What do you think has specifically fuelled corrupt practices among elected representatives and government officials?

When you look at media reports, it can be said that things are going beyond control and corruption is a serious obstacle for the growth of the nation. It cannot be eradicated completely, but can be minimised. People talk of corruption and show no shame in indulging in corruption. Excess money is a danger to society. A political party removed the powers of dealing with corruption from Lokayukta and the other two parties failed to fulfill their promise of restoring these powers and scrapping ACB once they came to power.

The Supreme Court has directed politicians to show sources of their income to contest elections. How can any agency, including the Lokayukta, ensure that the records presented by politicians are authentic?

There are methods and measures to check the authenticity of records. For this, we need upright police officers. Every year, elected representatives file statements of assets and liabilities to Lokayukta. It is difficult to take suo motu proceedings in case the records are not authentic but it can be done if a complaint is filed with supporting material, by way of referring the investigation to ACB by the Lokayukta. If the ACB probe is not effective, Lokayukta can entrust the investigation to some other agency like CID under Section 15 of the Lokayukta Act.

It is said that the Lokayukta is a “toothless tiger”. What are your suggestions to make Lokayukta more effective?

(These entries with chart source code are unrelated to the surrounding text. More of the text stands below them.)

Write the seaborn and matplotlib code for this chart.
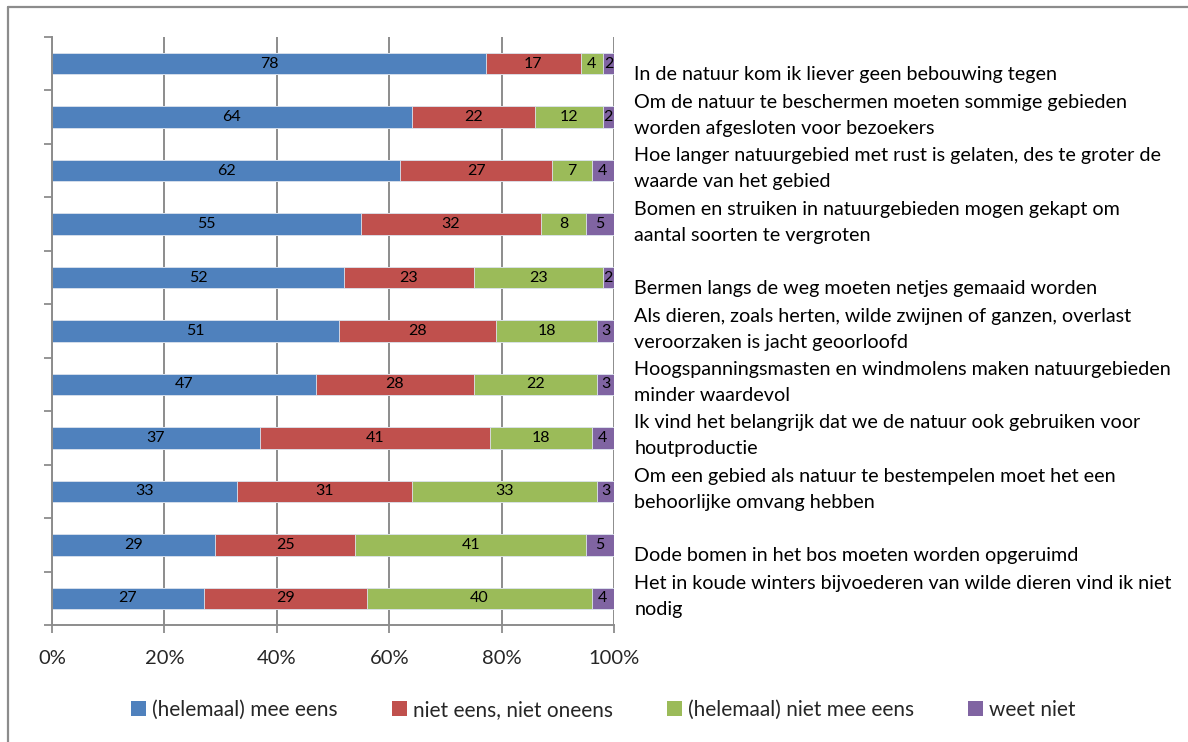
import numpy as np
import pandas as pd
import seaborn as sns
import matplotlib.pyplot as plt
from matplotlib.lines import Line2D
from matplotlib.patches import Patch
import matplotlib.transforms as mtransforms

# stellingen, van boven naar beneden
stellingen = [
    "In de natuur kom ik liever geen bebouwing tegen",
    "Om de natuur te beschermen moeten sommige gebieden\nworden afgesloten voor bezoekers",
    "Hoe langer natuurgebied met rust is gelaten, des te groter de\nwaarde van het gebied",
    "Bomen en struiken in natuurgebieden mogen gekapt om\naantal soorten te vergroten",
    "Bermen langs de weg moeten netjes gemaaid worden",
    "Als dieren, zoals herten, wilde zwijnen of ganzen, overlast\nveroorzaken is jacht geoorloofd",
    "Hoogspanningsmasten en windmolens maken natuurgebieden\nminder waardevol",
    "Ik vind het belangrijk dat we de natuur ook gebruiken voor\nhoutproductie",
    "Om een gebied als natuur te bestempelen moet het een\nbehoorlijke omvang hebben",
    "Dode bomen in het bos moeten worden opgeruimd",
    "Het in koude winters bijvoederen van wilde dieren vind ik niet\nnodig",
]
mee_eens = [78, 64, 62, 55, 52, 51, 47, 37, 33, 29, 27]
neutraal = [17, 22, 27, 32, 23, 28, 28, 41, 31, 25, 29]
niet_eens = [4, 12, 7, 8, 23, 18, 22, 18, 33, 41, 40]
weet_niet = [2, 2, 4, 5, 2, 3, 3, 4, 3, 5, 4]

reeksen = ["(helemaal) mee eens", "niet eens, niet oneens", "(helemaal) niet mee eens", "weet niet"]
kleuren = ["#4F81BD", "#C0504D", "#9BBB59", "#8064A2"]

sns.set_theme(style="white")
plt.rcParams["font.family"] = ["Lato", "DejaVu Sans"]

waarden = np.array([mee_eens, neutraal, niet_eens, weet_niet], dtype=float)
pct = waarden / waarden.sum(axis=0) * 100  # 100% gestapeld, zoals excel
cum = np.cumsum(pct, axis=0)
ids = [f"s{i}" for i in range(len(stellingen))]

fig = plt.figure(figsize=(11.88, 7.42), dpi=100)
ax = fig.add_axes([52 / 1188, 1 - 625 / 742, (614 - 52) / 1188, (625 - 37) / 742])

# overlap-truc: van de grootste cumulatieve waarde naar de kleinste tekenen
for k in range(3, -1, -1):
    df = pd.DataFrame({"id": ids, "cum": cum[k]})
    sns.barplot(data=df, x="cum", y="id", orient="h", color=kleuren[k], width=0.4,
                edgecolor="#dfe6f0", linewidth=0.6, saturation=1, ax=ax, zorder=2)

# getallen in de segmenten
for k in range(4):
    start = cum[k] - pct[k]
    for i in range(len(ids)):
        ax.text(start[i] + pct[k][i] / 2, i, f"{int(waarden[k][i])}", ha="center", va="center",
                fontsize=11.5, color="black", zorder=3)

ax.set_xlim(0, 100)
ax.set_ylim(len(ids) - 0.5, -0.5)
ax.set_xticks(np.arange(0, 101, 20))
ax.set_xticklabels([f"{v}%" for v in range(0, 101, 20)], fontsize=14.5)
ax.set_yticks(np.arange(-0.5, len(ids), 1))
ax.set_yticklabels([])
ax.set_xlabel("")
ax.set_ylabel("")
ax.grid(axis="x", color="#8c8c8c", linewidth=1.4, zorder=0)
ax.set_axisbelow(True)
for s in ["top", "right"]:
    ax.spines[s].set_visible(False)
for s in ["left", "bottom"]:
    ax.spines[s].set_color("#8c8c8c")
    ax.spines[s].set_linewidth(1.4)
ax.tick_params(axis="both", which="major", direction="out", length=6, width=1.3,
               color="#8c8c8c", left=True, bottom=True)
ax.tick_params(axis="x", pad=12)

# categorie-labels rechts van het plotgebied
trans = mtransforms.blended_transform_factory(ax.transAxes, ax.transData)
regel = 0.486
for i, lab in enumerate(stellingen):
    regels = lab.split("\n")
    n = len(regels)
    for j, r in enumerate(regels):
        y = i + 0.206 - (n - 1 - j) * regel
        ax.text(1.036, y, r, transform=trans, ha="left", va="center", fontsize=14.2,
                color="black", clip_on=False)

handles = [Patch(facecolor=c, edgecolor="none") for c in kleuren]
fig.legend(handles, reeksen, loc="center", bbox_to_anchor=(0.508, 1 - 710 / 742), ncol=4,
           frameon=False, fontsize=15, handlelength=0.7, handleheight=0.7,
           handletextpad=0.3, columnspacing=2.6)

# rand van de grafiek (alleen boven en links zichtbaar)
fig.add_artist(Line2D([8 / 1188, 8 / 1188], [0, 1 - 7 / 742], transform=fig.transFigure,
                      color="#8c8c8c", linewidth=1.6))
fig.add_artist(Line2D([8 / 1188, 1], [1 - 7 / 742, 1 - 7 / 742], transform=fig.transFigure,
                      color="#8c8c8c", linewidth=1.6))

fig.savefig("out.png", dpi=100)
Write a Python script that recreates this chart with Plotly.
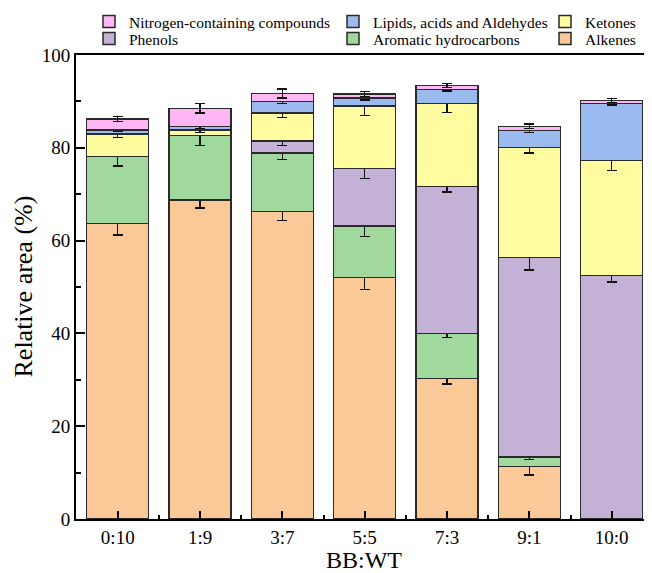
import plotly.graph_objects as go

categories = ["0:10", "1:9", "3:7", "5:5", "7:3", "9:1", "10:0"]

alkenes = [63.7, 68.8, 66.3, 52.1, 30.3, 11.3, None]
aromatic = [14.4, 13.8, 12.6, 11.0, 9.7, 2.1, None]
phenols = [None, None, 2.6, 12.4, 31.7, 43.0, 52.5]
ketones = [4.9, 1.2, 6.0, 13.5, 17.8, 23.7, 24.8]
lipids = [0.8, 0.8, 2.5, 1.7, 3.1, 3.6, 12.2]
nitrogen = [2.4, 3.9, 1.7, 0.9, 0.8, 0.9, 0.7]

alkenes_err = [2.5, 1.8, 2.0, 2.7, 1.2, 1.8, 0]
aromatic_err = [2.0, 2.1, 1.4, 2.2, 0.9, 0.6, 0]
phenols_err = [0, 0, 1.0, 2.1, 1.2, 2.7, 1.4]
ketones_err = [0.8, 0.5, 1.0, 2.0, 1.9, 1.2, 2.2]
lipids_err = [0.3, 0.4, 0.5, 0.4, 0.4, 0.4, 0.3]
nitrogen_err = [0.5, 1.0, 1.0, 0.5, 0.4, 0.5, 0.4]

x_pos = list(range(len(categories)))

# (name, values, errors, colour, legend id)
series = [
    ("Alkenes", alkenes, alkenes_err, "#FBC898", "legend6"),
    ("Aromatic hydrocarbons", aromatic, aromatic_err, "#A0D89E", "legend5"),
    ("Phenols", phenols, phenols_err, "#C3B2D6", "legend4"),
    ("Ketones", ketones, ketones_err, "#FFFCA0", "legend3"),
    ("Lipids, acids and Aldehydes", lipids, lipids_err, "#9BBAF0", "legend2"),
    ("Nitrogen-containing compounds", nitrogen, nitrogen_err, "#FFB6F5", "legend"),
]

fig = go.Figure()
for name, vals, errs, color, leg in series:
    fig.add_trace(go.Bar(
        x=x_pos, y=vals, name=name,
        marker=dict(color=color, line=dict(color="#2a2a2a", width=1.5)),
        error_y=dict(type="data", array=errs,
                     color="#111111", thickness=1.4, width=5, visible=True),
        legend=leg, showlegend=True,
    ))

font_family = "Liberation Serif"
W, H = 644, 565
PL, PT, PB = 68, 47, 54


def leg(xpx, ypx):
    return dict(orientation="v", xref="container", yref="container",
                xanchor="left", yanchor="middle",
                x=xpx / W, y=1 - ypx / H,
                bgcolor="rgba(0,0,0,0)", borderwidth=0,
                font=dict(family=font_family, size=15.5, color="#000"))


plot_h = H - PT - PB
plot_w = W - PL

fig.update_layout(
    width=W, height=H,
    margin=dict(l=PL, r=0, t=PT, b=PB, autoexpand=False),
    barmode="stack", bargap=0.247,
    showlegend=True,
    plot_bgcolor="white", paper_bgcolor="white",
    font=dict(family=font_family, size=19, color="#000"),
    legend=leg(81, 14),
    legend4=leg(81, 31),
    legend2=leg(325, 14),
    legend5=leg(325, 31),
    legend3=leg(537, 14),
    legend6=leg(537, 31),
    xaxis=dict(
        range=[-0.507, 6.49],
        tickvals=x_pos, ticktext=categories,
        ticks="inside", ticklen=8, tickwidth=1.5, tickcolor="#000",
        showline=True, linecolor="#000", linewidth=2, mirror=True,
        showgrid=False, zeroline=False,
        minor=dict(tickvals=[i + 0.5 for i in range(6)], ticks="inside",
                   ticklen=4, tickwidth=1.5, tickcolor="#000"),
        title=dict(text="BB:WT", font=dict(size=24)),
        tickfont=dict(size=19),
    ),
    yaxis=dict(
        range=[0, 100], tickvals=[0, 20, 40, 60, 80, 100],
        ticks="inside", ticklen=9, tickwidth=1.5, tickcolor="#000",
        showline=True, linecolor="#000", linewidth=2,
        showgrid=False, zeroline=False,
        minor=dict(tickvals=[10, 30, 50, 70, 90], ticks="inside",
                   ticklen=5, tickwidth=1.5, tickcolor="#000"),
        tickfont=dict(size=19),
    ),
    annotations=[dict(
        text="Relative area (%)", textangle=-90,
        xref="paper", yref="paper",
        x=(15 - PL) / plot_w, y=(H - PB - 278.5) / plot_h,
        xanchor="center", yanchor="middle", showarrow=False,
        font=dict(family=font_family, size=26, color="#000"),
    )],
)

fig.write_html("out.html")
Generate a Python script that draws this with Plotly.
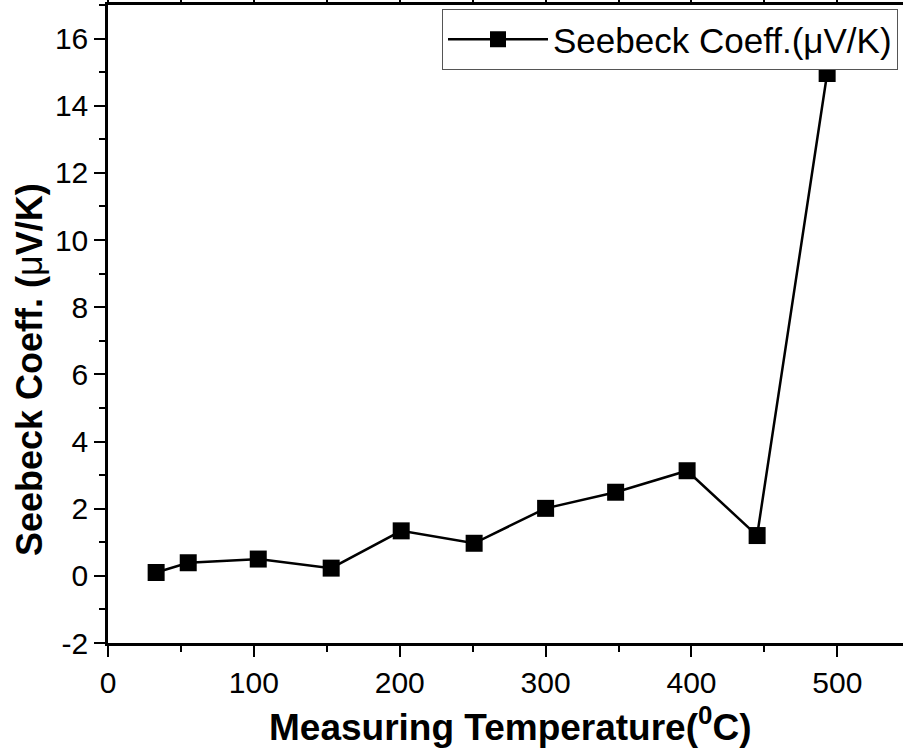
import plotly.graph_objects as go

temperature = [33, 55, 103, 153, 201, 251, 300, 348, 397, 445, 493]
seebeck = [0.10, 0.39, 0.50, 0.23, 1.34, 0.97, 2.01, 2.49, 3.13, 1.20, 14.96]
series_name = "Seebeck Coeff.(μV/K)"
x_title = "<b>Measuring Temperature(<sup>0</sup>C)</b>"
y_title = "<b>Seebeck Coeff. (</b>μ<b>V/K)</b>"
y_ticks = [-2, 0, 2, 4, 6, 8, 10, 12, 14, 16]
y_ticktext = ["-2", "0", "2", "4", "6", "8", "10", "12", "14", "16"]

FONT = "Arial, Liberation Sans, Helvetica, sans-serif"

fig = go.Figure()
fig.add_trace(go.Scatter(
    x=temperature, y=seebeck, mode="lines+markers", name=series_name,
    line=dict(color="black", width=2.5),
    marker=dict(symbol="square", size=17, color="black"),
))

W, H = 903, 749
L, R, T, B = 108, 0, 5, 106

axis_common = dict(
    showgrid=False, zeroline=False, showline=True, linecolor="black", linewidth=2.5,
    ticks="outside", tickcolor="black", tickwidth=2, ticklen=11, automargin=False,
    tickfont=dict(family=FONT, size=30, color="black"),
)

fig.update_xaxes(range=[0, 545], dtick=100, tick0=0, mirror="allticks",
                 minor=dict(dtick=50, ticks="outside", ticklen=6, tickwidth=2, tickcolor="black"),
                 **axis_common)
fig.update_yaxes(range=[-2, 17], tickmode="array", tickvals=y_ticks, ticktext=y_ticktext,
                 minor=dict(dtick=1, tick0=0, ticks="outside", ticklen=6, tickwidth=2, tickcolor="black"),
                 **axis_common)

pw = W - L - R
ph = H - T - B
fig.add_annotation(text=x_title, xref="paper", yref="paper",
                   x=(510 - L) / pw, y=1 - (724 - T) / ph, xanchor="center", yanchor="middle",
                   showarrow=False, font=dict(family=FONT, size=37, color="black"))
fig.add_annotation(text=y_title, xref="paper", yref="paper", textangle=-90,
                   x=(29 - L) / pw, y=1 - (370 - T) / ph, xanchor="center", yanchor="middle",
                   showarrow=False, font=dict(family=FONT, size=36, color="black"))

fig.update_layout(
    width=W, height=H, margin=dict(l=L, r=R, t=T, b=B),
    paper_bgcolor="white", plot_bgcolor="white",
    showlegend=True,
    legend=dict(x=(898 - L) / pw, y=1 - (9 - T) / ph, xanchor="right", yanchor="top",
                bordercolor="#555555", borderwidth=1, bgcolor="white",
                font=dict(family=FONT, size=35, color="black"), itemwidth=100),
)

fig.write_html("out.html")
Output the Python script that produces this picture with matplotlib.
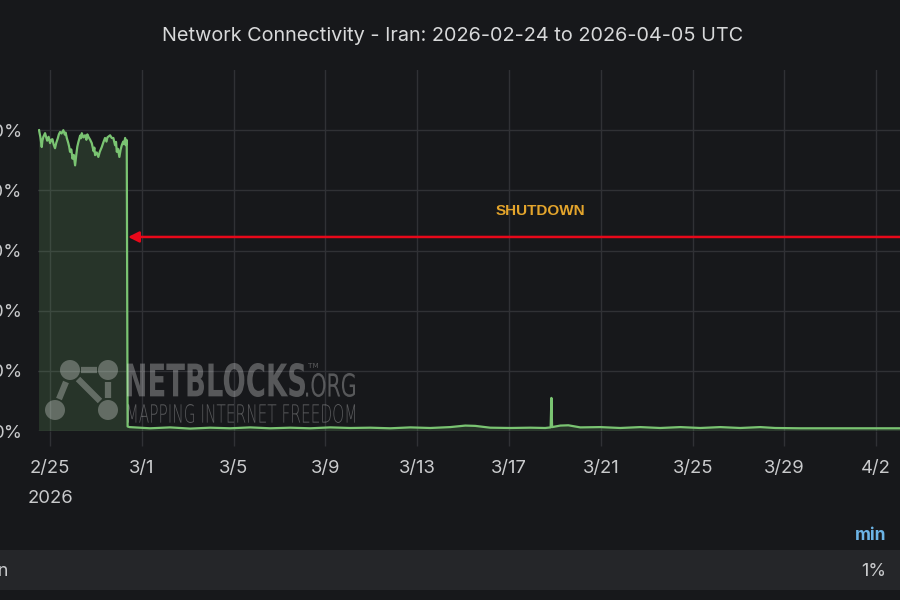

Lokayukta is not toothless, just one or two teeth have fallen or removed by withdrawing powers under the Prevention of Corruption Act. It is only one part. There is another part where disciplinary proceedings can be initiated against public servants or elected representatives if they are involved in corruption and maladministration.

Lokayukta can ask its police wing to investigate and institute disciplinary proceedings against corrupt practices, but it cannot lay traps or conduct raids. It should be binding on the government to entrust an inquiry to Lokayukta if it recommends to do so to deter corruption.

You had said ACB needs to be scrapped and its powers be given to Lokayukta. Do you still want that to happen?

Certainly. Powers under the Prevention of Corruption Act must be restored to Lokayukta. Public servants are being corrupted by private institutions and corporates to get their work done. The institution must be s t rengthened. Not just Lokayukta, the state government must strengthen all its institutions and departments by establishing vigilance wings wherever they are not there, and strengthening them wherever they already exist.

It is not the responsibility of Lokayukta alone, but also citizens, as they should be alert and prevent corruption. Media must do a little more work, as corrupt people are more scared of the media than the police. They feel the pinch of a raid or a trap only when exposed.

How far has education failed in ensuring a corruption- free society?

You can’t say education has failed. Maybe subjects like inculcation of values can be added at high school level. Even then, if the entire atmosphere is polluted, what can the poor teacher do? It is the collective responsibility of teachers, parents, neighbours and society to play a pivotal role.

How important is public participation in stemming corruption?

The real problem is largescale expenditure during elections. The people should not receive money for votes. Only Lokayukta cannot contain corruption. The institution must be supported by the public and other stakeholders.